─── Data supplied ───
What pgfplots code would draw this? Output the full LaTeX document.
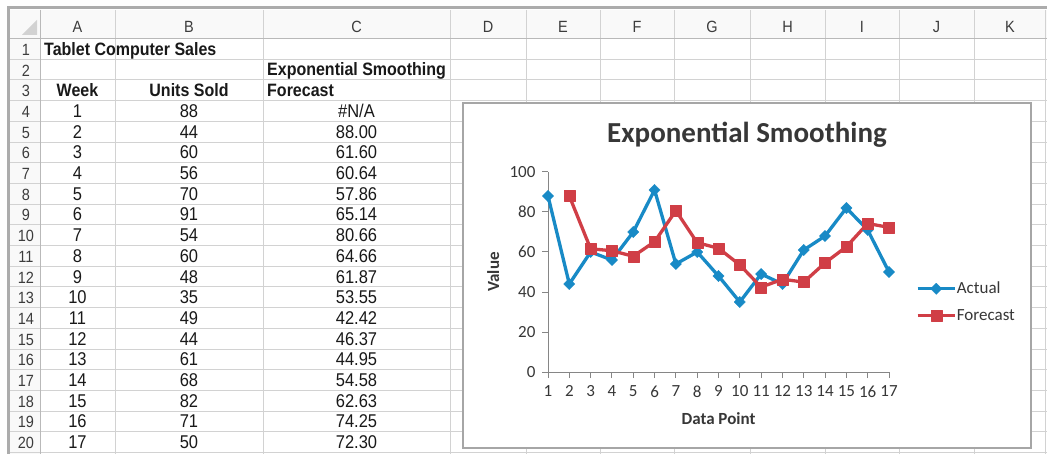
\documentclass[border=0pt]{standalone}
\usepackage{pgfplots}
\pgfplotsset{compat=1.18}
\usepackage{pgfplotstable}
\usepackage{fontspec}
\setmainfont{Carlito}
\newfontfamily\arial{Liberation Sans}
\definecolor{actual}{RGB}{24,138,198}
\definecolor{forecast}{RGB}{208,62,70}
\definecolor{gridc}{RGB}{210,210,210}
\definecolor{hdr}{RGB}{60,60,60}
\definecolor{axisgray}{RGB}{134,134,134}
\definecolor{txt}{RGB}{55,55,55}
\definecolor{celltxt}{RGB}{25,25,25}
\newcommand\vs[1]{\scalebox{1}[1.12]{#1}}

\pgfplotstableread{
x y
1 88
2 44
3 60
4 56
5 70
6 91
7 54
8 60
9 48
10 35
11 49
12 44
13 61
14 68
15 82
16 71
17 50
}\actualdata

\pgfplotstableread{
x y
2 88.00
3 61.60
4 60.64
5 57.86
6 65.14
7 80.66
8 64.66
9 61.87
10 53.55
11 42.42
12 46.37
13 44.95
14 54.58
15 62.63
16 74.25
17 72.30
}\forecastdata

\begin{document}
\begin{tikzpicture}
\begin{scope}[x=1pt,y=-1pt,
  cell/.style={font=\arial\fontsize{16.5}{16.5}\selectfont, text=celltxt, inner sep=0pt},
  bcell/.style={font=\arial\bfseries\fontsize{16}{16}\selectfont, text=celltxt, inner sep=0pt}]
\useasboundingbox (0,0) rectangle (1047,454);
\fill[white] (0,0) rectangle (1047,454);
% header backgrounds
\fill[gray!5] (10,10) rectangle (1047,38.5);
\fill[gray!5] (10,10) rectangle (40,454);
% horizontal grid
\foreach \r in {0,...,20} {
  \draw[gridc, line width=0.8pt] (10,{38.5+\r*20.7}) -- (1047,{38.5+\r*20.7});
}
% vertical grid
\foreach \x in {40,115,263,450,526,600,674,750,825,899,974,1045} {
  \draw[gridc, line width=0.8pt] (\x,10) -- (\x,454);
}
\draw[gray!55, line width=1pt] (10,38.5) -- (1047,38.5);
\draw[gray!55, line width=1pt] (40,10) -- (40,454);
% select-all triangle
\fill[gray!35] (37,20) -- (37,35) -- (22,35) -- cycle;
% window frame
\draw[gray!65, line width=3pt] (8,454) -- (8,8) -- (1047,8);
% column letters
\foreach \c/\x in {A/77.5,B/189,C/356.5,D/488,E/563,F/637,G/712,H/787.5,I/862,J/936.5,K/1010} {
  \node[font=\arial\fontsize{14.5}{14.5}\selectfont, text=hdr, anchor=base, inner sep=0pt] at (\x,33) {\vs{\c}};
}
% row numbers
\foreach \r in {1,...,20} {
  \node[font=\arial\fontsize{14.5}{14.5}\selectfont, text=hdr, anchor=base, inner sep=0pt] at (26,{38.5+(\r-0.5)*20.7+6.5}) {\vs{\r}};
}
% headings
\node[bcell, anchor=base west] at (44,55.3) {\vs{Tablet Computer Sales}};
\node[bcell, anchor=base west] at (267,76) {\vs{Exponential Smoothing}};
\node[bcell, anchor=base] at (77.5,96.7) {\vs{Week}};
\node[bcell, anchor=base] at (189,96.7) {\vs{Units Sold}};
\node[bcell, anchor=base west] at (267,96.7) {\vs{Forecast}};
% data rows
\node[cell, anchor=base] at (77.5,117.4) {\vs{1}};
\node[cell, anchor=base] at (189,117.4) {\vs{88}};
\node[cell, anchor=base] at (356.5,117.4) {\vs{\#N/A}};
\foreach \w/\u/\f in {2/44/88.00,3/60/61.60,4/56/60.64,5/70/57.86,6/91/65.14,7/54/80.66,8/60/64.66,9/48/61.87,10/35/53.55,11/49/42.42,12/44/46.37,13/61/44.95,14/68/54.58,15/82/62.63,16/71/74.25,17/50/72.30} {
  \pgfmathsetmacro\yb{38.5+(\w+2.5)*20.7+6.5}
  \node[cell, anchor=base] at (77.5,\yb) {\vs{\w}};
  \node[cell, anchor=base] at (189,\yb) {\vs{\u}};
  \node[cell, anchor=base] at (356.5,\yb) {\vs{\f}};
}
% chart area
\draw[fill=white, draw=gray!70, line width=1.5pt] (463,103) rectangle (1031,448);
\node[font=\bfseries\fontsize{29}{29}\selectfont, text=txt, anchor=base] at (747,143) {Exponential Smoothing};
\end{scope}

\begin{axis}[
  at={(548pt,-372pt)}, anchor=south west,
  width=341pt, height=200pt, scale only axis,
  xmin=1, xmax=17, ymin=0, ymax=100,
  clip=false,
  axis x line*=bottom, axis y line*=left,
  axis line style={axisgray, line width=1pt, -},
  xtick={1,...,17}, ytick={0,20,...,100},
  tick style={axisgray, line width=1pt},
  tick align=outside, major tick length=6pt,
  ticklabel style={font=\fontsize{17}{17}\selectfont, text=txt},
  xticklabel style={yshift=-4pt},
  yticklabel style={xshift=-3pt},
  /pgf/number format/assume math mode=true,
  xlabel={Data Point}, ylabel={Value},
  label style={font=\bfseries\fontsize{17}{17}\selectfont, text=txt},
  xlabel style={at={(axis description cs:0.5,-0.235)}, anchor=center},
  ylabel style={at={(axis description cs:-0.161,0.5)}, anchor=center},
  legend style={draw=none, fill=none, at={(axis description cs:1.07,0.35)}, anchor=west,
    font=\fontsize{17}{17}\selectfont, text=txt, row sep=13pt,
    nodes={inner sep=0.5pt}},
  legend cell align=left,
  legend image code/.code={\draw[mark repeat=2, mark phase=2] plot coordinates {(0pt,0pt) (18.5pt,0pt) (37pt,0pt)};},
]
\addplot[actual, line width=3.3pt, line join=round, mark=square*, mark size=4pt,
  mark options={rotate=45, solid, line width=0.3pt}] table {\actualdata};
\addlegendentry{Actual}
\addplot[forecast, line width=3.3pt, line join=round, mark=square*, mark size=5.5pt,
  mark options={solid, line width=0.3pt}] table {\forecastdata};
\addlegendentry{Forecast}
\end{axis}
\end{tikzpicture}
\end{document}
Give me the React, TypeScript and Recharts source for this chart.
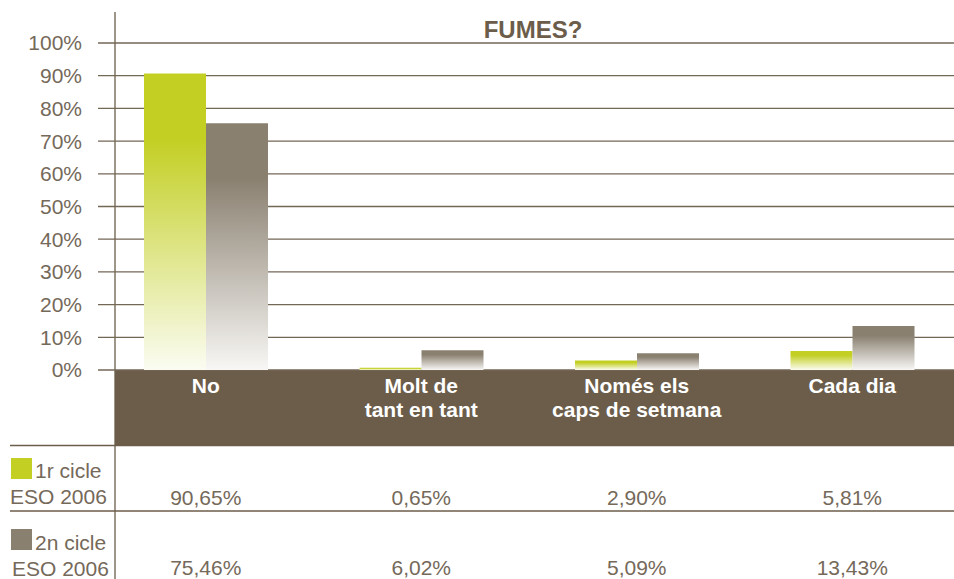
import React from 'react';
import { BarChart, Bar, XAxis, YAxis, CartesianGrid } from 'recharts';

const categories = ['No', 'Molt de tant en tant', 'Només els caps de setmana', 'Cada dia'];
const categoryLines = [['No'], ['Molt de', 'tant en tant'], ['Només els', 'caps de setmana'], ['Cada dia']];
const cicle1 = [90.65, 0.65, 2.9, 5.81];
const cicle2 = [75.46, 6.02, 5.09, 13.43];
const yTicks = [0, 10, 20, 30, 40, 50, 60, 70, 80, 90, 100];
const seriesNames = [['1r cicle', 'ESO 2006'], ['2n cicle', 'ESO 2006']];
const title = 'FUMES?';

const data = categories.map((c, i) => ({ cat: c, c1: cicle1[i], c2: cicle2[i] }));

const FONT = '"Liberation Sans", Arial, Helvetica, sans-serif';
const BROWN = '#6b5d4a';
const TEXT = '#75695a';
const GREEN = '#c3cf23';
const GRAY = '#8a8070';

const fmt = (v: number) => v.toFixed(2).replace('.', ',') + '%';

const CategoryTick = (props: any) => {
  const { x, y, payload } = props;
  const i = payload.index;
  const lines = categoryLines[i] || [];
  return (
    <g>
      {lines.map((l, k) => (
        <text key={k} x={x} y={y + 23 + k * 24} textAnchor="middle" fill="#ffffff" fontFamily={FONT} fontWeight="bold" fontSize={21}>
          {l}
        </text>
      ))}
      <text x={x} y={y + 135} textAnchor="middle" fill={TEXT} fontFamily={FONT} fontSize={21}>
        {fmt(cicle1[i])}
      </text>
      <text x={x} y={y + 205} textAnchor="middle" fill={TEXT} fontFamily={FONT} fontSize={21}>
        {fmt(cicle2[i])}
      </text>
    </g>
  );
};

export default function App() {
  return (
    <div style={{ position: 'absolute', left: 0, top: 0, width: 954, height: 579, background: '#fff', overflow: 'hidden' }}>
      <svg width={954} height={579} style={{ position: 'absolute', left: 0, top: 0 }}>
        <rect x={115} y={370} width={839} height={75.5} fill={BROWN} />
        <line x1={10} x2={954} y1={445.5} y2={445.5} stroke={BROWN} strokeWidth={1.3} />
        <line x1={10} x2={954} y1={511} y2={511} stroke={BROWN} strokeWidth={1.3} />
        <line x1={115} x2={115} y1={12} y2={579} stroke={BROWN} strokeWidth={1.3} />
        <text x={533} y={38} textAnchor="middle" fill={BROWN} fontFamily={FONT} fontWeight="bold" fontSize={24}>
          {title}
        </text>
        <rect x={11} y={458} width={21} height={21} fill={GREEN} />
        <text x={35} y={478} fill={TEXT} fontFamily={FONT} fontSize={21}>{seriesNames[0][0]}</text>
        <text x={10} y={504} fill={TEXT} fontFamily={FONT} fontSize={21}>{seriesNames[0][1]}</text>
        <rect x={11} y={529} width={21} height={21} fill={GRAY} />
        <text x={35} y={550} fill={TEXT} fontFamily={FONT} fontSize={21}>{seriesNames[1][0]}</text>
        <text x={12} y={576} fill={TEXT} fontFamily={FONT} fontSize={21}>{seriesNames[1][1]}</text>
      </svg>
      <div style={{ position: 'absolute', left: 0, top: 0 }}>
        <BarChart width={954} height={579} data={data} margin={{ top: 43, right: 0, bottom: 0, left: 0 }} barCategoryGap={46} barGap={0}>
          <defs>
            <linearGradient id="gGreen" x1="0" y1="0" x2="0" y2="1">
              <stop offset="0%" stopColor={GREEN} />
              <stop offset="22%" stopColor={GREEN} />
              <stop offset="100%" stopColor="#fbfcf2" />
            </linearGradient>
            <linearGradient id="gGray" x1="0" y1="0" x2="0" y2="1">
              <stop offset="0%" stopColor={GRAY} />
              <stop offset="22%" stopColor={GRAY} />
              <stop offset="100%" stopColor="#f8f7f5" />
            </linearGradient>
          </defs>
          <CartesianGrid vertical={false} stroke="#736756" strokeWidth={1.3} />
          <XAxis
            dataKey="cat"
            height={209}
            axisLine={false}
            tickLine={false}
            tickSize={0}
            tickMargin={0}
            interval={0}
            padding={{ left: 0, right: -6 }}
            tick={<CategoryTick />}
          />
          <YAxis
            width={98}
            domain={[0, 100]}
            ticks={yTicks}
            tickFormatter={(v: number) => `${v}%`}
            axisLine={false}
            tickLine={false}
            tickSize={0}
            tickMargin={16}
            tick={{ fill: TEXT, fontSize: 21, fontFamily: FONT }}
          />
          <Bar dataKey="c1" fill="url(#gGreen)" isAnimationActive={false} />
          <Bar dataKey="c2" fill="url(#gGray)" isAnimationActive={false} />
        </BarChart>
      </div>
    </div>
  );
}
───
### Task requirements
Skip all pictures. Output only the lines from the one containing "Give me the" to the one containing "const title = 'FUMES?';", both lines included.

### Solution to this task
Give me the React, TypeScript and Recharts source for this chart.
import React from 'react';
import { BarChart, Bar, XAxis, YAxis, CartesianGrid } from 'recharts';

const categories = ['No', 'Molt de tant en tant', 'Només els caps de setmana', 'Cada dia'];
const categoryLines = [['No'], ['Molt de', 'tant en tant'], ['Només els', 'caps de setmana'], ['Cada dia']];
const cicle1 = [90.65, 0.65, 2.9, 5.81];
const cicle2 = [75.46, 6.02, 5.09, 13.43];
const yTicks = [0, 10, 20, 30, 40, 50, 60, 70, 80, 90, 100];
const seriesNames = [['1r cicle', 'ESO 2006'], ['2n cicle', 'ESO 2006']];
const title = 'FUMES?';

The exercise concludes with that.